からげんき

オオカミの家のからげんきのレビュー・感想・評価

オオカミの家(2018年製作の映画)
4.4
予告みた時点で「これはヤバいやつ来た」と思ったけどやっぱり安心してヤバいやつだった。

狂気的なビジュアルだけど内容的にはわりと風刺的な内容でちゃんとストーリー性もあるのが意外だった。
狂気的なのはその作家性の方で
アトリエの壁に直接塗って移動を表現したり場面ごとに人形を精製するところから始まったり終始斬新で新しい表現を見せてくれてたまらなかった。

『骨』のレビューにも書いたけどストップモーションって人形や無機物に生命を吹き込むという点が他の映像手法と決定的に違うと思っていて、それを生命を感じさせると同時に退廃的で不安にさせるという曲芸じみた演出。
逆に、ストップモーションだからこそ、生と死の諸行無常が描けているのかもしれない。


描いた顔から絵の具がダラダラと垂れていたり、人形の顔が歪に変形したり、奇怪でおぞましい映像から本当に目が離せなくなります。

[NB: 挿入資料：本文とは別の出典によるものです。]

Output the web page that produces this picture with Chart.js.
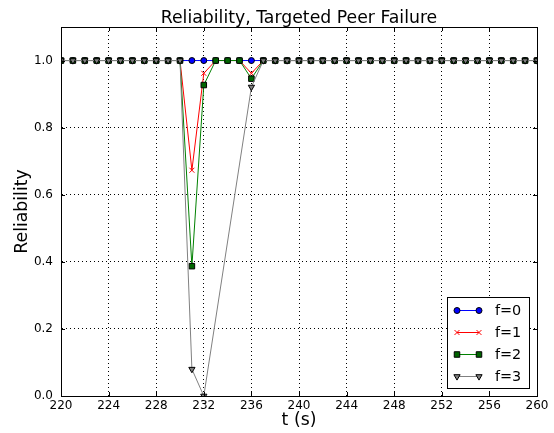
<!DOCTYPE html>
<html><head><meta charset="utf-8">
<script src="https://cdn.jsdelivr.net/npm/chart.js@4/dist/chart.umd.min.js"></script>
<style>html,body{margin:0;padding:0;background:#fff}#wrap{width:554px;height:433px;position:relative}</style>
</head><body><div id="wrap"><canvas id="c"></canvas></div>
<script>
const times = [220,221,222,223,224,225,226,227,228,229,230,231,232,233,234,235,236,237,238,239,240,241,242,243,244,245,246,247,248,249,250,251,252,253,254,255,256,257,258,259,260];
const f0 = [1,1,1,1,1,1,1,1,1,1,1,1,1,1,1,1,1,1,1,1,1,1,1,1,1,1,1,1,1,1,1,1,1,1,1,1,1,1,1,1,1];
const f1 = [1,1,1,1,1,1,1,1,1,1,1,0.673,0.962,1,1,1,0.962,1,1,1,1,1,1,1,1,1,1,1,1,1,1,1,1,1,1,1,1,1,1,1,1];
const f2 = [1,1,1,1,1,1,1,1,1,1,1,0.387,0.927,1,1,1,0.946,1,1,1,1,1,1,1,1,1,1,1,1,1,1,1,1,1,1,1,1,1,1,1,1];
const f3 = [1,1,1,1,1,1,1,1,1,1,1,0.08,0.0,null,null,null,0.921,1,1,1,1,1,1,1,1,1,1,1,1,1,1,1,1,1,1,1,1,1,1,1,1];
const seriesNames = ['f=0','f=1','f=2','f=3'];
const xTicks = [220,224,228,232,236,240,244,248,252,256,260];
const yTicks = [0.0,0.2,0.4,0.6,0.8,1.0];
const chartTitle = 'Reliability, Targeted Peer Failure';

const pts = arr => times.map((t,i)=>({x:t,y:arr[i]}));
const styles = [
  {color:'#0000ff', fill:'#0000ff', edge:'#000', style:'circle', r:3, rot:0},
  {color:'#ff0000', fill:'#ff0000', edge:'#ff0000', style:'cross', r:3.5, rot:45},
  {color:'#008000', fill:'#006400', edge:'#000', style:'rect', r:3.9, rot:0},
  {color:'#808080', fill:'#808080', edge:'#000', style:'triangle', r:3.6, rot:180}
];
const series = [f0,f1,f2,f3];
const datasets = series.map((s,i)=>({
  label: seriesNames[i], data: pts(s), order: series.length-1-i,
  borderColor: styles[i].color, borderWidth: 1,
  pointStyle: styles[i].style, pointRadius: styles[i].r, pointRotation: styles[i].rot,
  pointBackgroundColor: styles[i].fill, pointBorderColor: styles[i].edge, pointBorderWidth: 1,
  pointHoverRadius: styles[i].r, tension: 0, spanGaps: true, clip: 0, fill:false
}));

const FONT = "'DejaVu Sans', sans-serif";
const framePlugin = {
  id:'frame',
  afterDraw(chart){
    const {ctx, chartArea:a, scales:{x,y}} = chart;
    ctx.save();
    // title
    ctx.fillStyle='#000'; ctx.font = "17.3px "+FONT; ctx.textAlign='center'; ctx.textBaseline='alphabetic';
    ctx.fillText(chartTitle, (a.left+a.right)/2, 22.5);
    ctx.strokeStyle='#000'; ctx.lineWidth=1; ctx.setLineDash([]);
    ctx.beginPath();
    xTicks.forEach(v=>{const px=Math.round(x.getPixelForValue(v))+0.5;
      ctx.moveTo(px,a.bottom); ctx.lineTo(px,a.bottom-4);
      ctx.moveTo(px,a.top); ctx.lineTo(px,a.top+4);});
    yTicks.forEach(v=>{const py=Math.round(y.getPixelForValue(v))+0.5;
      ctx.moveTo(a.left,py); ctx.lineTo(a.left+4,py);
      ctx.moveTo(a.right,py); ctx.lineTo(a.right-4,py);});
    ctx.stroke();
    ctx.strokeRect(Math.round(a.left)+0.5, Math.round(a.top)+0.5, Math.round(a.right-a.left), Math.round(a.bottom-a.top));
    // legend
    const lx=447.5, ly=297.5, lw=82, lh=91;
    ctx.fillStyle='#fff'; ctx.fillRect(lx,ly,lw,lh);
    ctx.strokeStyle='#000'; ctx.strokeRect(lx,ly,lw,lh);
    ctx.font = "14.4px "+FONT; ctx.textBaseline='middle'; ctx.textAlign='left';
    chart.data.datasets.forEach((ds,i)=>{
      const cy = 310 + i*22;
      const st = styles[i];
      ctx.strokeStyle = st.color; ctx.lineWidth=1;
      ctx.beginPath(); ctx.moveTo(457,cy+0.5); ctx.lineTo(479,cy+0.5); ctx.stroke();
      [457,479].forEach(px=>{
        ctx.fillStyle=st.fill; ctx.strokeStyle=st.edge; ctx.lineWidth=1;
        Chart.helpers.drawPoint(ctx,{pointStyle:st.style, radius:st.r, rotation:st.rot, borderWidth:1}, px, cy+0.5);
      });
      ctx.fillStyle='#000';
      ctx.fillText(ds.label, 495, cy+1);
    });
    ctx.restore();
  }
};

new Chart(document.getElementById('c'), {
  type:'line',
  data:{datasets},
  plugins:[framePlugin],
  options:{
    responsive:true, maintainAspectRatio:false, animation:false,
    layout:{padding:{left:0,right:17,top:27,bottom:0}},
    plugins:{ legend:{display:false}, tooltip:{enabled:false}, title:{display:false} },
    scales:{
      x:{type:'linear', min:220, max:260,
        afterBuildTicks:s=>{s.ticks = xTicks.map(v=>({value:v}));},
        afterFit:s=>{s.height=37;},
        ticks:{color:'#000', font:{family:FONT,size:12}, padding:3, maxRotation:0, autoSkip:false,
          callback:v=>String(v)},
        grid:{color:'#000', lineWidth:1, drawTicks:false},
        border:{display:true, color:'#000', dash:[1,3]},
        title:{display:true, text:'t (s)', color:'#000', font:{family:FONT,size:17.3,lineHeight:1.2}, padding:{top:0,bottom:2}}
      },
      y:{type:'linear', min:0, max:1.1,
        afterBuildTicks:s=>{s.ticks = yTicks.map(v=>({value:v}));},
        afterFit:s=>{s.width=61;},
        ticks:{color:'#000', font:{family:FONT,size:12}, padding:8, callback:v=>Number(v).toFixed(1)},
        grid:{color:'#000', lineWidth:1, drawTicks:false},
        border:{display:true, color:'#000', dash:[1,3]},
        title:{display:true, text:'Reliability', color:'#000', font:{family:FONT,size:17.3,lineHeight:1.2}, padding:{top:12.3,bottom:0}}
      }
    }
  }
});
</script></body></html>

ストーリーも意味深で無駄に色々考察してしまいそうになるような話
支配からの脱却が新たな支配を生むってこと?

実在のコミューンであるコロニア・ディグニダをモチーフにしてるとのことですが、その情報を知ってるかどうかで受け取り方も変わるのでしょうか。
次見るときはもう少し調べてから見てみようと思います。

ただこの作品はそういった知識や情報に訴えかけてるのではなく感覚的な部分に映像で訴えかけてくるので、自由に受け取れば良いわけで、考察自体が無粋なことなのでしょう。